How to Broil Chicken That Melts in Your Mouth

One of the most important things to keep in mind about chicken white meat is that it has little fat of its own. The fat is all in the skin. While that makes it relatively easy to cook chicken with almost no fat, it also means that chicken white meat is prone to becoming very dry when cooked without the skin. Want to avoid dried out broiled chicken breasts? Here are some tips for broiling chicken that will be moist and delicious.

1. If fat is not a concern, broil breasts with the skin on, and turned toward the heat source. For broiling, start with the skin side down, and then flip chicken pieces halfway through. Broiling breasts with the skin on will not appreciably increase the fat content of the meat as long as you remove the skin before eating it.
2. If using skinless breasts, rub them lightly with olive oil or marinade before broiling. Experiment with flavored olive oils to find flavor combinations that you like. Or, brush breasts with Italian dressing – or spray lightly with cooking spray to give them a light coating.
3. Precook chicken breasts in chicken stock before putting them under the broiler. They will start out infused with extra moisture and flavor, and spend less time drying out under the broiler.
4. Use an herb rub to crust the chicken on the outside. You will a get browned, crusted outside and moist, tender inside.
5. Your heat source should be about 5 to 6 inches away from the top of the chicken for best broiling.
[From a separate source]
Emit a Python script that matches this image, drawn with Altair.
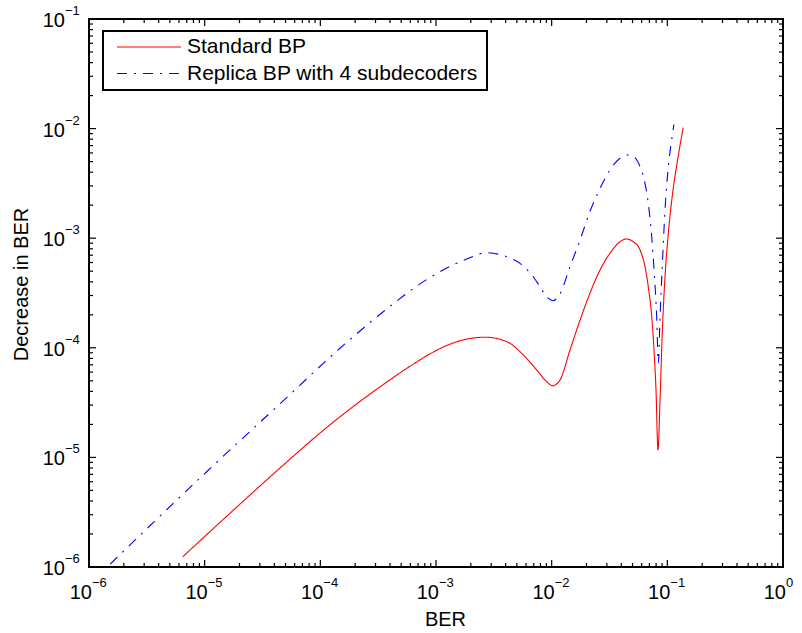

6. Flavor chicken meat with herbs, salt and spices before broiling.
7. Preheat the broiler for 9 to 10 minutes before putting the meat in. If you try to broil chicken in a broiler that is not preheated, they will dry out before they cook through.
8. Keep your eye on the chicken while it is cooking. If edges are cooking too quickly, rearrange the pieces on the pan or adjust the heat.
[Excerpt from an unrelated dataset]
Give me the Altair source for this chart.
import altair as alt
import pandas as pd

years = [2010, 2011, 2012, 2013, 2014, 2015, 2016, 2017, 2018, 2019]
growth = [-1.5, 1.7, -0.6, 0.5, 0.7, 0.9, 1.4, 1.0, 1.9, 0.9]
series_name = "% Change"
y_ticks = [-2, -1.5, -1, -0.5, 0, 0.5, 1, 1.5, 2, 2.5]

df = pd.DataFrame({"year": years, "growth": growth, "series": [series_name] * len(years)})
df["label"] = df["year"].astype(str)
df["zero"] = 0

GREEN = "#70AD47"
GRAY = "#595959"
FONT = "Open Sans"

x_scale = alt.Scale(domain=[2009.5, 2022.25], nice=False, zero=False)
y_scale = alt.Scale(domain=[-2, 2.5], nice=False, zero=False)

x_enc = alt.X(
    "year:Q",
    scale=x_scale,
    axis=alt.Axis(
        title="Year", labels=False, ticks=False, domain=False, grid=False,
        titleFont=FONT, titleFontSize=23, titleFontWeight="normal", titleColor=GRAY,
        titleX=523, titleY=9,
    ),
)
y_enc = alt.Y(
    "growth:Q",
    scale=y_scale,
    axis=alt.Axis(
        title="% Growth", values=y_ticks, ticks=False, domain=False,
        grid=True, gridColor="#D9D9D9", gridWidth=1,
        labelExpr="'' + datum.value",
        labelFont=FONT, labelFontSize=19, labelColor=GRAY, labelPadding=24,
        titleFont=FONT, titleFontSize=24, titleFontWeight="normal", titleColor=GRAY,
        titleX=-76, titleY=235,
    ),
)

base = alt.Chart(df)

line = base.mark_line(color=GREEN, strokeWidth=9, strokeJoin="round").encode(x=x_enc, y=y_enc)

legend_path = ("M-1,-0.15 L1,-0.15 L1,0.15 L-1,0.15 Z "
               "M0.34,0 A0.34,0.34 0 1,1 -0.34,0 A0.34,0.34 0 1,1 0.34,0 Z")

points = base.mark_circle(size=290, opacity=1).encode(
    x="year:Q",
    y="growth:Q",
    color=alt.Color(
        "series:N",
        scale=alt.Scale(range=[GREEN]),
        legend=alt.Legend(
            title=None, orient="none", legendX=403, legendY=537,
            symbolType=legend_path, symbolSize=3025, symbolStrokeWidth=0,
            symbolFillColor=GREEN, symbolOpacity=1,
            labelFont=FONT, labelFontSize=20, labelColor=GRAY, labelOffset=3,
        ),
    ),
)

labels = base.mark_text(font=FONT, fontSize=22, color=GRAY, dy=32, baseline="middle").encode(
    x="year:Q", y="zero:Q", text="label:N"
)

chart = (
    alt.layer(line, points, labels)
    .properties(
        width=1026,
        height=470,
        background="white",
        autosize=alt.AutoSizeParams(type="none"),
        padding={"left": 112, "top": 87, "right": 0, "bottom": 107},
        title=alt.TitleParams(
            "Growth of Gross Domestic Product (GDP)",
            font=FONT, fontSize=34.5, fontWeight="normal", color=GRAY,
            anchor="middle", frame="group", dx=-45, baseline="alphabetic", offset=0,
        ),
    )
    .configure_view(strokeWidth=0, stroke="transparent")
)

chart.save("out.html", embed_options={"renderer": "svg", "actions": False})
9. Conversely, shield the thinner edges of chicken breast with foil to prevent them burning before the rest of the chicken is cooked.
10. Flip chicken when top side is browned. Since breasts will not all cook at the same rate, keep an eye on the chicken so that you can remove breasts when they are done and prevent them from drying out.
11. Use tongs to turn chicken. Do not pierce with a fork or juices will escape, leaving chicken dry and stringy.
12. Brush top side of chicken with marinade, barbecue sauce, Italian dressing or flavored olive oil after turning. A light basting will refresh the moisture and infuse flavors into the meat.